→ **Short exercise**:
Would you write out the listing verbatim and skip every picture in it?

-- Start of Supplied material --

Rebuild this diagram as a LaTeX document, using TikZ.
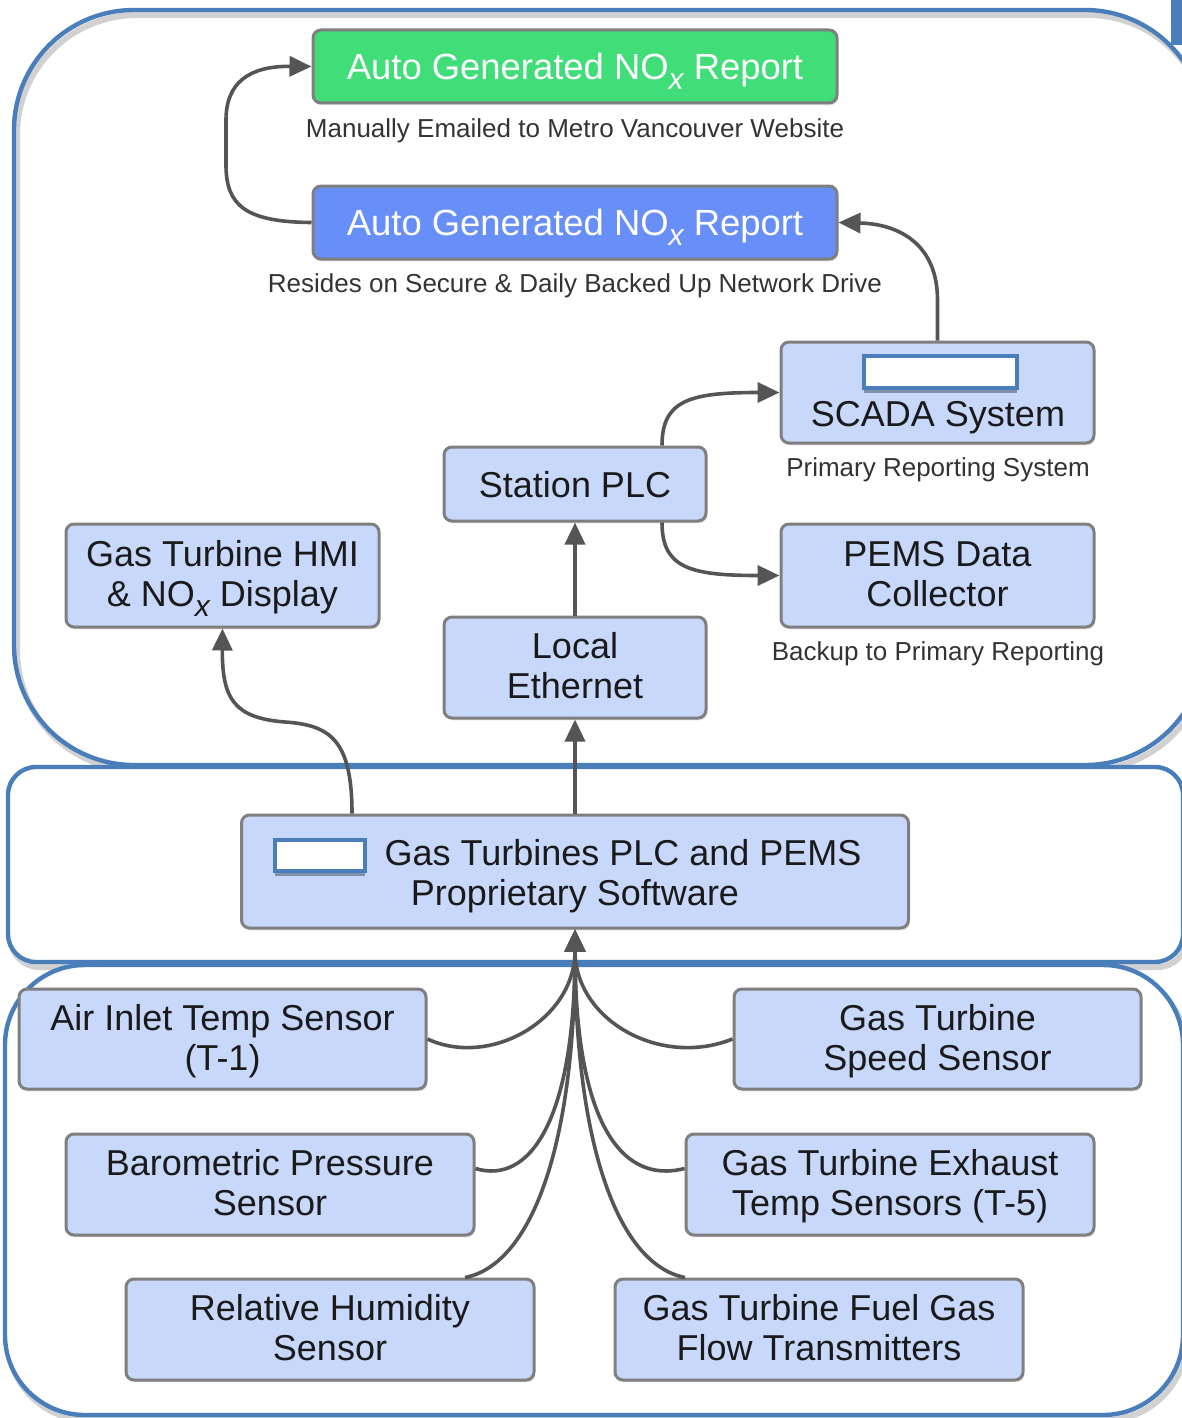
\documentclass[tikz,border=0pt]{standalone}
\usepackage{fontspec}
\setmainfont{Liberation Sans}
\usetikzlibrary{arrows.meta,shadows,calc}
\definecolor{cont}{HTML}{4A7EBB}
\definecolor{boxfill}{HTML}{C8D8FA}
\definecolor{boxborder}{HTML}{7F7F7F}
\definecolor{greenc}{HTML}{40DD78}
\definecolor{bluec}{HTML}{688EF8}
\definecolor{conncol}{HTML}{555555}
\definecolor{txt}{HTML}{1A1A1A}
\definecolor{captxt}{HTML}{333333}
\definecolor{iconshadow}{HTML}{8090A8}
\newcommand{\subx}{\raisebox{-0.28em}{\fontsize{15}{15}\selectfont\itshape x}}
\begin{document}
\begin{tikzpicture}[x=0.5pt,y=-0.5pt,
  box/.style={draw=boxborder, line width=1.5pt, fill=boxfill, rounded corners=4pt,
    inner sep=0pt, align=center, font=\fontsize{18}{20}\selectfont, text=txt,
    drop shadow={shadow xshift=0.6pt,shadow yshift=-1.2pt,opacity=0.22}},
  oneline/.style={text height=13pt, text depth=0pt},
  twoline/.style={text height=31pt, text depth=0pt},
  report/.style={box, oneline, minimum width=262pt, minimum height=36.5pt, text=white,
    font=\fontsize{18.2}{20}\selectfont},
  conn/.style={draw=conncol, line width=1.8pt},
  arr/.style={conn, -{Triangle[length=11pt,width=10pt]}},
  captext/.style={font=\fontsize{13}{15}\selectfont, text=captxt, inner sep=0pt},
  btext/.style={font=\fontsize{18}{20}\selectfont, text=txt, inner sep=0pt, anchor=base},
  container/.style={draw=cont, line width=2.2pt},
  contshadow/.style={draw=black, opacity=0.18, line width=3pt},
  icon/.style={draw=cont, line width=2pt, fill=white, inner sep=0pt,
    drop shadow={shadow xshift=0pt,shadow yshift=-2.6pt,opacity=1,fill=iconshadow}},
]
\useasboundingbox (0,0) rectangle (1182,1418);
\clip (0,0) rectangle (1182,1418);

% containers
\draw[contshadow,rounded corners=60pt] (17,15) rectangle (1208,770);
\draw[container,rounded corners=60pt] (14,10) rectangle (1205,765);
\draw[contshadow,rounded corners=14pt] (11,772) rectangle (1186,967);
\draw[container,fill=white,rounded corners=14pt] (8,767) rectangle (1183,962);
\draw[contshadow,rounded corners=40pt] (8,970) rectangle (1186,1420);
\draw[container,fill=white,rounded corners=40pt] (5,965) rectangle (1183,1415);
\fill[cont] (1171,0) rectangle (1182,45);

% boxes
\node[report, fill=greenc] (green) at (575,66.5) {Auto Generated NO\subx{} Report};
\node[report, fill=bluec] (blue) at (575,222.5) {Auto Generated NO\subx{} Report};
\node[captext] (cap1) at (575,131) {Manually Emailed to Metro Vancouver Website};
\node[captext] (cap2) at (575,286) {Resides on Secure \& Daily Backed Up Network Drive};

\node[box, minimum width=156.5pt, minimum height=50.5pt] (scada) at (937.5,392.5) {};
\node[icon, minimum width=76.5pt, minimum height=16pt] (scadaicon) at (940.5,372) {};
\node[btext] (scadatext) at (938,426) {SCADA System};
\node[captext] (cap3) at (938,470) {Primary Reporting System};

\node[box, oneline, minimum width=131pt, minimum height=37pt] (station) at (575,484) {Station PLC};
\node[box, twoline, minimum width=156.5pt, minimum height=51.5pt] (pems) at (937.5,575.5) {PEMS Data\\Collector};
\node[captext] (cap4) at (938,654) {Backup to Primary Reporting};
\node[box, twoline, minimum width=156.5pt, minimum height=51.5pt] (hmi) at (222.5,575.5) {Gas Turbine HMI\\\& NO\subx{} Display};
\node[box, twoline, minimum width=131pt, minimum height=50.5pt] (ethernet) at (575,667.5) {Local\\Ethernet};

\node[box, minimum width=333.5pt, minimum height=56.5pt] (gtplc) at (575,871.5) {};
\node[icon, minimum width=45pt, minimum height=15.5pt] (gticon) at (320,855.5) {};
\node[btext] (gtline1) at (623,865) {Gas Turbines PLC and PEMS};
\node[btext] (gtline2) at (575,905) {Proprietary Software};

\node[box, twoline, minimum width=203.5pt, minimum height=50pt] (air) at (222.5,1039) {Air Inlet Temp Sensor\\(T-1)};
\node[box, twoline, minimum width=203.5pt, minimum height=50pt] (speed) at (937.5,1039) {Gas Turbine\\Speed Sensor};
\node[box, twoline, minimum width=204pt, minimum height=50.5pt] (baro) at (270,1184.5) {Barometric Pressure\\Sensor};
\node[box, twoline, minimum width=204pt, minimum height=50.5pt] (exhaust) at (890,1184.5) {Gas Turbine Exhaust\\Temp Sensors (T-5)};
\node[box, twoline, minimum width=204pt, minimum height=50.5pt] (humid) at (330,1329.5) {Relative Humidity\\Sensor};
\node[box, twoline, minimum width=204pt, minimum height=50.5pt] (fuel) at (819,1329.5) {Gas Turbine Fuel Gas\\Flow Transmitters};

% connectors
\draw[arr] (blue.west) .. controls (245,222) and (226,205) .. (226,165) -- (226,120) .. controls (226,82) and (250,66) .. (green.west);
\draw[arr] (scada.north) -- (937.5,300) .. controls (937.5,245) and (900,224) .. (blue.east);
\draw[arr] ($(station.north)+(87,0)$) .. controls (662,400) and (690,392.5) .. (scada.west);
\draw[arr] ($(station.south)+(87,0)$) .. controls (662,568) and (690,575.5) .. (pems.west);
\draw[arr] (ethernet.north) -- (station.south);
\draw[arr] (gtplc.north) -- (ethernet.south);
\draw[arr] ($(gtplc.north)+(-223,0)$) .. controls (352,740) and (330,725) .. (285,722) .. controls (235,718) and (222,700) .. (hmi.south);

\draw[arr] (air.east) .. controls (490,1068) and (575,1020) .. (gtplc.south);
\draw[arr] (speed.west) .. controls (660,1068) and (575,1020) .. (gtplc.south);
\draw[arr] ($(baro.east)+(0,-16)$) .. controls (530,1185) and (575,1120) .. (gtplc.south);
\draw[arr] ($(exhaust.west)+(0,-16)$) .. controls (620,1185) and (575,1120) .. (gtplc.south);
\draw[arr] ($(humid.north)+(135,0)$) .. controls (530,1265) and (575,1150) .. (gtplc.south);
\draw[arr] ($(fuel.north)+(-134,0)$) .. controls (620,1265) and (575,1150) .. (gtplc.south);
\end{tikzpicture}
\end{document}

-- End of Supplied material --

→ **Result of this task**:
Rebuild this diagram as a LaTeX document, using TikZ.
\documentclass[tikz,border=0pt]{standalone}
\usepackage{fontspec}
\setmainfont{Liberation Sans}
\usetikzlibrary{arrows.meta,shadows,calc}
\definecolor{cont}{HTML}{4A7EBB}
\definecolor{boxfill}{HTML}{C8D8FA}
\definecolor{boxborder}{HTML}{7F7F7F}
\definecolor{greenc}{HTML}{40DD78}
\definecolor{bluec}{HTML}{688EF8}
\definecolor{conncol}{HTML}{555555}
\definecolor{txt}{HTML}{1A1A1A}
\definecolor{captxt}{HTML}{333333}
\definecolor{iconshadow}{HTML}{8090A8}
\newcommand{\subx}{\raisebox{-0.28em}{\fontsize{15}{15}\selectfont\itshape x}}
\begin{document}
\begin{tikzpicture}[x=0.5pt,y=-0.5pt,
  box/.style={draw=boxborder, line width=1.5pt, fill=boxfill, rounded corners=4pt,
    inner sep=0pt, align=center, font=\fontsize{18}{20}\selectfont, text=txt,
    drop shadow={shadow xshift=0.6pt,shadow yshift=-1.2pt,opacity=0.22}},
  oneline/.style={text height=13pt, text depth=0pt},
  twoline/.style={text height=31pt, text depth=0pt},
  report/.style={box, oneline, minimum width=262pt, minimum height=36.5pt, text=white,
    font=\fontsize{18.2}{20}\selectfont},
  conn/.style={draw=conncol, line width=1.8pt},
  arr/.style={conn, -{Triangle[length=11pt,width=10pt]}},
  captext/.style={font=\fontsize{13}{15}\selectfont, text=captxt, inner sep=0pt},
  btext/.style={font=\fontsize{18}{20}\selectfont, text=txt, inner sep=0pt, anchor=base},
  container/.style={draw=cont, line width=2.2pt},
  contshadow/.style={draw=black, opacity=0.18, line width=3pt},
  icon/.style={draw=cont, line width=2pt, fill=white, inner sep=0pt,
    drop shadow={shadow xshift=0pt,shadow yshift=-2.6pt,opacity=1,fill=iconshadow}},
]
\useasboundingbox (0,0) rectangle (1182,1418);
\clip (0,0) rectangle (1182,1418);

% containers
\draw[contshadow,rounded corners=60pt] (17,15) rectangle (1208,770);
\draw[container,rounded corners=60pt] (14,10) rectangle (1205,765);
\draw[contshadow,rounded corners=14pt] (11,772) rectangle (1186,967);
\draw[container,fill=white,rounded corners=14pt] (8,767) rectangle (1183,962);
\draw[contshadow,rounded corners=40pt] (8,970) rectangle (1186,1420);
\draw[container,fill=white,rounded corners=40pt] (5,965) rectangle (1183,1415);
\fill[cont] (1171,0) rectangle (1182,45);

% boxes
\node[report, fill=greenc] (green) at (575,66.5) {Auto Generated NO\subx{} Report};
\node[report, fill=bluec] (blue) at (575,222.5) {Auto Generated NO\subx{} Report};
\node[captext] (cap1) at (575,131) {Manually Emailed to Metro Vancouver Website};
\node[captext] (cap2) at (575,286) {Resides on Secure \& Daily Backed Up Network Drive};

\node[box, minimum width=156.5pt, minimum height=50.5pt] (scada) at (937.5,392.5) {};
\node[icon, minimum width=76.5pt, minimum height=16pt] (scadaicon) at (940.5,372) {};
\node[btext] (scadatext) at (938,426) {SCADA System};
\node[captext] (cap3) at (938,470) {Primary Reporting System};

\node[box, oneline, minimum width=131pt, minimum height=37pt] (station) at (575,484) {Station PLC};
\node[box, twoline, minimum width=156.5pt, minimum height=51.5pt] (pems) at (937.5,575.5) {PEMS Data\\Collector};
\node[captext] (cap4) at (938,654) {Backup to Primary Reporting};
\node[box, twoline, minimum width=156.5pt, minimum height=51.5pt] (hmi) at (222.5,575.5) {Gas Turbine HMI\\\& NO\subx{} Display};
\node[box, twoline, minimum width=131pt, minimum height=50.5pt] (ethernet) at (575,667.5) {Local\\Ethernet};

\node[box, minimum width=333.5pt, minimum height=56.5pt] (gtplc) at (575,871.5) {};
\node[icon, minimum width=45pt, minimum height=15.5pt] (gticon) at (320,855.5) {};
\node[btext] (gtline1) at (623,865) {Gas Turbines PLC and PEMS};
\node[btext] (gtline2) at (575,905) {Proprietary Software};

\node[box, twoline, minimum width=203.5pt, minimum height=50pt] (air) at (222.5,1039) {Air Inlet Temp Sensor\\(T-1)};
\node[box, twoline, minimum width=203.5pt, minimum height=50pt] (speed) at (937.5,1039) {Gas Turbine\\Speed Sensor};
\node[box, twoline, minimum width=204pt, minimum height=50.5pt] (baro) at (270,1184.5) {Barometric Pressure\\Sensor};
\node[box, twoline, minimum width=204pt, minimum height=50.5pt] (exhaust) at (890,1184.5) {Gas Turbine Exhaust\\Temp Sensors (T-5)};
\node[box, twoline, minimum width=204pt, minimum height=50.5pt] (humid) at (330,1329.5) {Relative Humidity\\Sensor};
\node[box, twoline, minimum width=204pt, minimum height=50.5pt] (fuel) at (819,1329.5) {Gas Turbine Fuel Gas\\Flow Transmitters};

% connectors
\draw[arr] (blue.west) .. controls (245,222) and (226,205) .. (226,165) -- (226,120) .. controls (226,82) and (250,66) .. (green.west);
\draw[arr] (scada.north) -- (937.5,300) .. controls (937.5,245) and (900,224) .. (blue.east);
\draw[arr] ($(station.north)+(87,0)$) .. controls (662,400) and (690,392.5) .. (scada.west);
\draw[arr] ($(station.south)+(87,0)$) .. controls (662,568) and (690,575.5) .. (pems.west);
\draw[arr] (ethernet.north) -- (station.south);
\draw[arr] (gtplc.north) -- (ethernet.south);
\draw[arr] ($(gtplc.north)+(-223,0)$) .. controls (352,740) and (330,725) .. (285,722) .. controls (235,718) and (222,700) .. (hmi.south);

\draw[arr] (air.east) .. controls (490,1068) and (575,1020) .. (gtplc.south);
\draw[arr] (speed.west) .. controls (660,1068) and (575,1020) .. (gtplc.south);
\draw[arr] ($(baro.east)+(0,-16)$) .. controls (530,1185) and (575,1120) .. (gtplc.south);
\draw[arr] ($(exhaust.west)+(0,-16)$) .. controls (620,1185) and (575,1120) .. (gtplc.south);
\draw[arr] ($(humid.north)+(135,0)$) .. controls (530,1265) and (575,1150) .. (gtplc.south);
\draw[arr] ($(fuel.north)+(-134,0)$) .. controls (620,1265) and (575,1150) .. (gtplc.south);
\end{tikzpicture}
\end{document}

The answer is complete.